The result of any race can hinge on so many factors: speed, a horse’s class, the surface (at Tampa Bay Downs, dirt or grass), track condition, pace, running style, jockey skill and another couple of dozen or so we lack space to mention.
Trainers attempt to enter their horses “where they belong” — ideally, against horses of similar or lesser quality. They also look for races on a surface and at a distance their horse has shown a liking for in the past, or a race with conditions they think will work in their favor based on their horse’s breeding, running style and past performances. And every trainer at the track vies for the services of a top jockey.
Tampa Bay Downs fans are fortunate to receive educated insights before each race from “Paddock Preview” host Ren Carothers over the closed-circuit TV feed. Carothers is devoted to her craft, familiarizing herself with a horse’s style and ability, trainer patterns and jockeys most capable of guiding a long shot to victory.
Based on this wealth of information, your mission, as a fellow handicapper and bettor, is to determine which horses will finish in the top flight.
Unless, of course, one of the horses has the same name as your best friend — in which case a “hunch bet” is virtually mandatory.

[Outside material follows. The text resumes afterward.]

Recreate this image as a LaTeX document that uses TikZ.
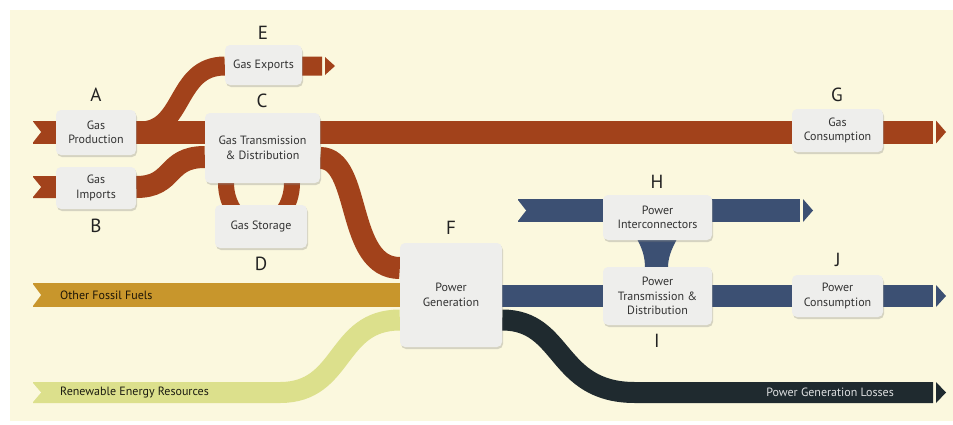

The welcoming cornucopia of available wagers has increased fans’ chances for a huge payday. But those don’t come easy. So put on your thinking caps, sharpen your pencils and get ready to merge science and art into big bucks!
Wagering on horse racing is different from sports betting in that it uses parimutuel betting, which pits bettors against each other instead of against the sports book. In parimutuel betting, money for each type of wager (such as win bets and exacta bets) is placed into individual pools.